» What you should do
Each line containing the word "this" should be found and copied.

──────────────────────────────

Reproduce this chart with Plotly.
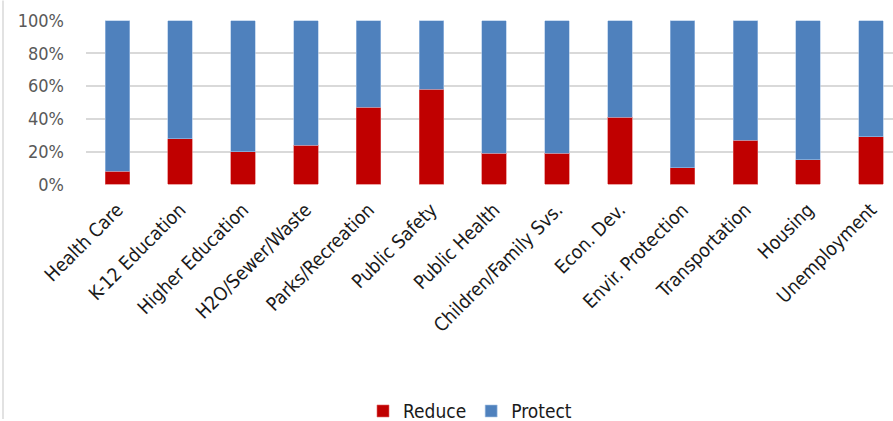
import plotly.graph_objects as go

categories = ["Health Care", "K-12 Education", "Higher Education", "H2O/Sewer/Waste",
              "Parks/Recreation", "Public Safety", "Public Health", "Children/Family Svs.",
              "Econ. Dev.", "Envir. Protection", "Transportation", "Housing", "Unemployment"]
reduce_vals = [8, 28, 20, 24, 47, 58, 19, 19, 41, 10, 27, 15, 29]
protect_vals = [100 - v for v in reduce_vals]
y_ticks = [0, 20, 40, 60, 80, 100]
y_tick_labels = ["0%", "20%", "40%", "60%", "80%", "100%"]

FONT = "DejaVu Sans Condensed, Roboto, sans-serif"

W, H = 893, 421
ML, MT, MB = 86, 19.5, 235.5
PW, PH = W - ML, H - MT - MB

fig = go.Figure()
fig.add_trace(go.Bar(x=categories, y=reduce_vals, name="Reduce",
                     marker=dict(color="#C00000", line=dict(color="#E06666", width=0.6)),
                     width=0.39))
fig.add_trace(go.Bar(x=categories, y=protect_vals, name="Protect",
                     marker=dict(color="#4F81BD", line=dict(color="#A9C4E6", width=0.6)),
                     width=0.39))

fig.update_layout(
    barmode="stack",
    width=W, height=H,
    margin=dict(l=ML, r=0, t=MT, b=MB, autoexpand=False),
    plot_bgcolor="white", paper_bgcolor="white",
    font=dict(family=FONT, color="#595959"),
    showlegend=True,
    legend=dict(orientation="h", x=(470 - ML) / PW, xanchor="center",
                y=-(413 - (MT + PH)) / PH, yanchor="middle",
                font=dict(size=19, color="#1a1a1a", family=FONT), traceorder="normal",
                itemwidth=30),
    xaxis=dict(range=[-0.5, 12.35], tickangle=-45, showgrid=False, automargin=False,
               tickfont=dict(size=19, color="#1a1a1a", family=FONT),
               showline=False, ticks="", ticklabelstandoff=9),
    yaxis=dict(range=[-0.4, 100.4], tickvals=y_ticks, ticktext=y_tick_labels, automargin=False,
               showgrid=True, gridcolor="#D9D9D9", gridwidth=1.5,
               zeroline=False, tickfont=dict(size=18, color="#595959", family=FONT),
               ticks="", ticklabelstandoff=21),
    shapes=[dict(type="line", xref="paper", yref="paper", x0=-(ML - 3) / PW, x1=-(ML - 3) / PW,
                 y0=-MB / PH, y1=1 + MT / PH, line=dict(color="#D9D9D9", width=1.5))],
    bargap=0.6,
)

fig.write_html("out.html", config={"displayModeBar": False},
               post_script="document.body.style.margin='0px';")
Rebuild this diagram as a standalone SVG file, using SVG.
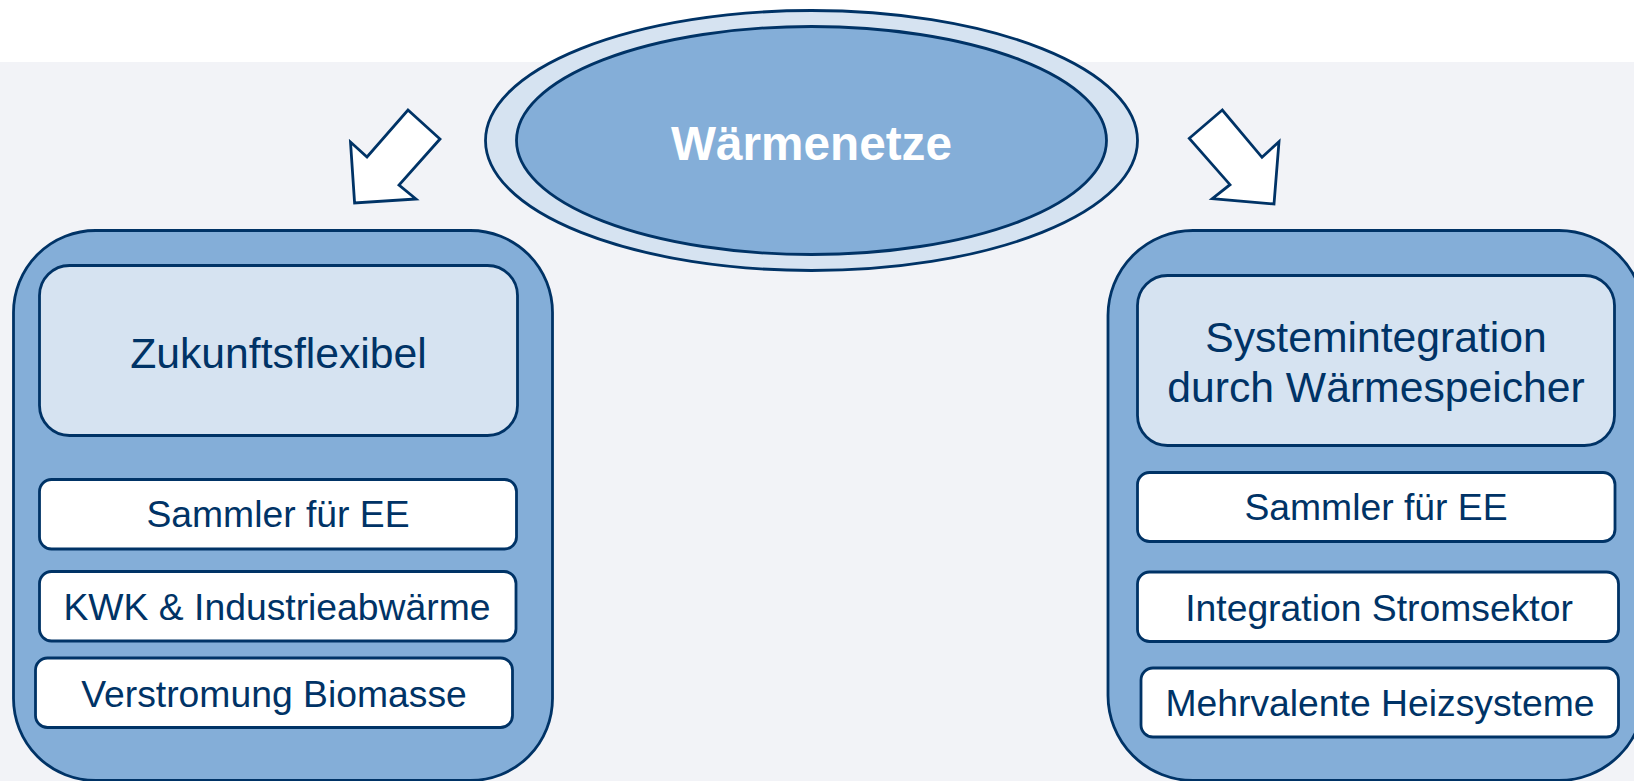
<svg xmlns="http://www.w3.org/2000/svg" width="1634" height="781" viewBox="0 0 1634 781">
<style>
.s{stroke:#003366;stroke-width:2.8}
.p{fill:#84aed8}
.l{fill:#d6e3f1}
.w{fill:#fff}
text{font-family:"Liberation Sans",Arial,sans-serif;fill:#003366;text-anchor:middle}
.t{font-size:37.3px}
.h{font-size:42.7px}
</style>
<rect width="1634" height="781" fill="#fff"/>
<rect y="62" width="1634" height="719" fill="#f2f3f7"/>
<g id="connectors">
<polygon class="s w" points="408,110 440,139 399,185 416,199 354.6,203 350.5,142 367,157"/>
<polygon class="s w" points="1222.3,110 1189.3,138.3 1230,184.7 1212.3,198.7 1274,204 1279,141.7 1262,157.3"/>
</g>
<g id="node-waermenetze">
<ellipse class="s l" cx="811.500" cy="140.5" rx="326" ry="130"/>
<ellipse class="s p" cx="811.500" cy="140.5" rx="295" ry="114"/>
<text x="811.500" y="159.500" font-size="47.7" font-weight="bold" style="fill:#fff">Wärmenetze</text>
</g>
<g id="panel-left">
<rect class="s p" x="13.5" y="230.5" width="539" height="550" rx="82" ry="82"/>
</g>
<g id="node-zukunftsflexibel">
<rect class="s l" x="39.5" y="265.5" width="478" height="170" rx="30" ry="30"/>
<text class="h" x="278.500" y="368">Zukunftsflexibel</text>
</g>
<g id="node-sammler-left">
<rect class="s w" x="39.5" y="479.5" width="477" height="69.5" rx="12" ry="12"/>
<text class="t" x="278" y="527">Sammler für EE</text>
</g>
<g id="node-kwk">
<rect class="s w" x="39.5" y="571.5" width="476.5" height="69.5" rx="12" ry="12"/>
<text class="t" x="277" y="620">KWK &amp; Industrieabwärme</text>
</g>
<g id="node-verstromung">
<rect class="s w" x="35.5" y="658" width="477" height="69.5" rx="12" ry="12"/>
<text class="t" x="274" y="707">Verstromung Biomasse</text>
</g>
<g id="panel-right">
<rect class="s p" x="1108" y="230.5" width="536" height="550" rx="85" ry="85"/>
</g>
<g id="node-systemintegration">
<rect class="s l" x="1137.5" y="275.5" width="477" height="170" rx="30" ry="30"/>
<text class="h" x="1376" y="352">Systemintegration</text>
<text class="h" x="1376" y="402">durch Wärmespeicher</text>
</g>
<g id="node-sammler-right">
<rect class="s w" x="1137.5" y="472.5" width="477.5" height="69" rx="12" ry="12"/>
<text class="t" x="1376" y="520">Sammler für EE</text>
</g>
<g id="node-integration">
<rect class="s w" x="1137.5" y="572" width="481" height="69.5" rx="12" ry="12"/>
<text class="t" x="1379" y="621">Integration Stromsektor</text>
</g>
<g id="node-mehrvalente">
<rect class="s w" x="1141" y="668" width="477.5" height="69" rx="12" ry="12"/>
<text class="t" x="1380" y="716">Mehrvalente Heizsysteme</text>
</g>
</svg>
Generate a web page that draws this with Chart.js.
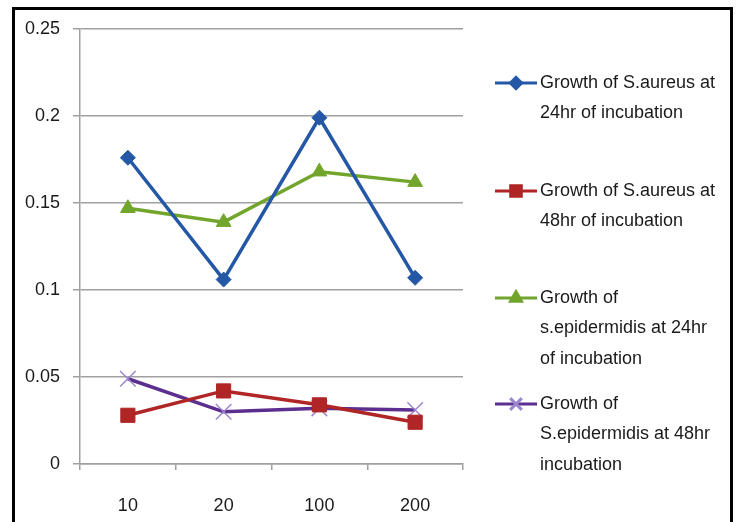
<!DOCTYPE html>
<html>
<head>
<meta charset="utf-8">
<script src="https://cdn.jsdelivr.net/npm/chart.js@4"></script>
<style>
  html, body { margin: 0; padding: 0; background: #fff; }
  #wrap { width: 737px; height: 522px; position: relative; }
</style>
</head>
<body>
<div id="wrap"><canvas id="c" width="737" height="522"></canvas></div>
<script>
// ---- data ----
const categories = ["10", "20", "100", "200"];
const aureus24 = [0.176, 0.106, 0.199, 0.107];
const aureus48 = [0.028, 0.042, 0.034, 0.024];
const epi24 = [0.147, 0.139, 0.168, 0.162];
const epi48 = [0.049, 0.030, 0.032, 0.031];
const seriesNames = [
  "Growth of S.aureus at 24hr of incubation",
  "Growth of S.aureus at 48hr of incubation",
  "Growth of s.epidermidis at 24hr of incubation",
  "Growth of S.epidermidis at 48hr incubation"
];
const legendLines = [
  ["Growth of S.aureus at", "24hr of incubation"],
  ["Growth of S.aureus at", "48hr of incubation"],
  ["Growth of", "s.epidermidis at 24hr", "of incubation"],
  ["Growth of", "S.epidermidis at 48hr", "incubation"]
];
const yTicks = [0, 0.05, 0.1, 0.15, 0.2, 0.25];

const colors = ["#2458a6", "#b02525", "#72a52c", "#5b2e90"];
const pointColors = ["#2458a6", "#b02525", "#72a52c", "#9c86cc"];
const pointStyles = ["rectRot", "rect", "triangle", "crossRot"];
const pointRadii = [7.5, 10, 8.5, 11];

const FONT = "'Liberation Sans Narrow', 'Liberation Sans', Arial, sans-serif";

const legendPlugin = {
  id: 'sideLegend',
  beforeDraw(chart) {
    const ctx = chart.ctx;
    ctx.save();
    ctx.strokeStyle = "#000";
    ctx.lineWidth = 3;
    ctx.beginPath();
    ctx.moveTo(13.5, 522);
    ctx.lineTo(13.5, 8.5);
    ctx.lineTo(731.5, 8.5);
    ctx.lineTo(731.5, 522);
    ctx.stroke();
    ctx.restore();
  },
  afterDraw(chart) {
    const ctx = chart.ctx;
    const itemY = [83, 191, 298, 404];
    const lineH = 30.5;
    ctx.save();
    chart.data.datasets.forEach((ds, i) => {
      const y = itemY[i];
      ctx.strokeStyle = ds.borderColor;
      ctx.lineWidth = 3;
      ctx.beginPath();
      ctx.moveTo(495, y);
      ctx.lineTo(537, y);
      ctx.stroke();
      ctx.fillStyle = ds.pointBackgroundColor;
      ctx.strokeStyle = ds.pointBorderColor;
      Chart.helpers.drawPoint(ctx, {
        pointStyle: ds.pointStyle,
        radius: ds.pointRadius * 0.75,
        borderWidth: ds.pointBorderWidth
      }, 516, y);
      ctx.fillStyle = "#1a1a1a";
      ctx.font = "18px " + FONT;
      ctx.textBaseline = "middle";
      ctx.textAlign = "left";
      legendLines[i].forEach((t, k) => ctx.fillText(t, 540, y + k * lineH));
    });
    ctx.restore();
  }
};

const seriesData = [aureus24, aureus48, epi24, epi48];
const datasets = seriesData.map((d, i) => ({
  label: seriesNames[i],
  data: d,
  borderColor: colors[i],
  backgroundColor: pointColors[i],
  pointBackgroundColor: pointColors[i],
  pointBorderColor: pointColors[i],
  pointBorderWidth: pointStyles[i] === 'crossRot' ? 1.5 : 1,
  pointStyle: pointStyles[i],
  pointRadius: pointRadii[i],
  pointHoverRadius: pointRadii[i],
  borderWidth: 3.5,
  tension: 0
}));

new Chart(document.getElementById('c'), {
  type: 'line',
  data: { labels: categories, datasets },
  options: {
    responsive: false,
    animation: false,
    devicePixelRatio: 1,
    layout: { padding: { left: 0, right: 274, top: 29, bottom: 0 } },
    plugins: { legend: { display: false }, tooltip: { enabled: false } },
    scales: {
      x: {
        offset: true,
        grid: { drawOnChartArea: false, drawTicks: true, tickLength: 6, color: "#a0a0a0", lineWidth: 1.5, offset: true },
        border: { color: "#a0a0a0", width: 1.5 },
        ticks: { color: "#1a1a1a", font: { size: 18, family: FONT }, padding: 25 },
        afterFit(scale) { scale.height = 58; }
      },
      y: {
        min: 0, max: 0.25,
        afterBuildTicks(scale) { scale.ticks = yTicks.map(v => ({ value: v })); },
        grid: { color: "#a0a0a0", lineWidth: 1.5, tickLength: 7, drawTicks: true },
        border: { color: "#a0a0a0", width: 1.5 },
        ticks: {
          color: "#1a1a1a", font: { size: 18, family: FONT }, padding: 13,
          callback: v => String(Number(v.toFixed(2)))
        },
        afterFit(scale) { scale.width = 80; }
      }
    }
  },
  plugins: [legendPlugin]
});
</script>
</body>
</html>
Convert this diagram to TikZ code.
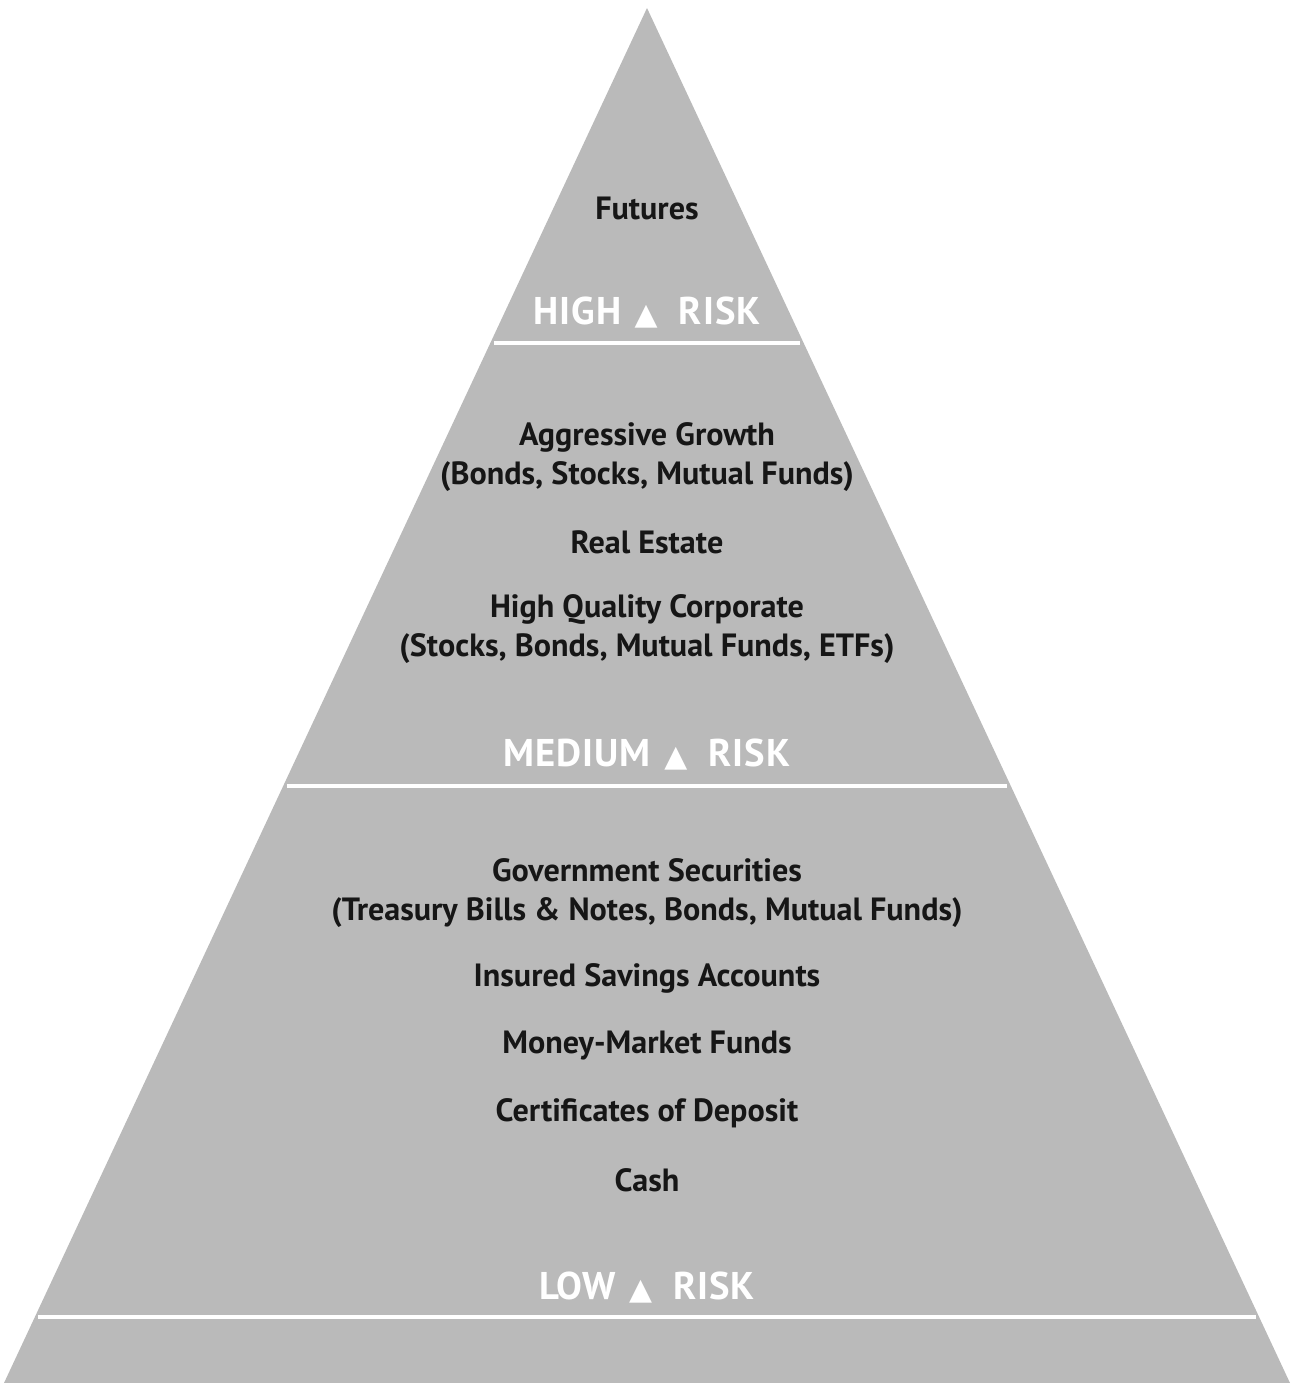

──────────────────────────────

» Task answer
Reproduce this chart with Plotly.
Rebuild this diagram as a standalone SVG file, using SVG.
Generate a web page that draws this with Chart.js.
Convert this diagram to TikZ code.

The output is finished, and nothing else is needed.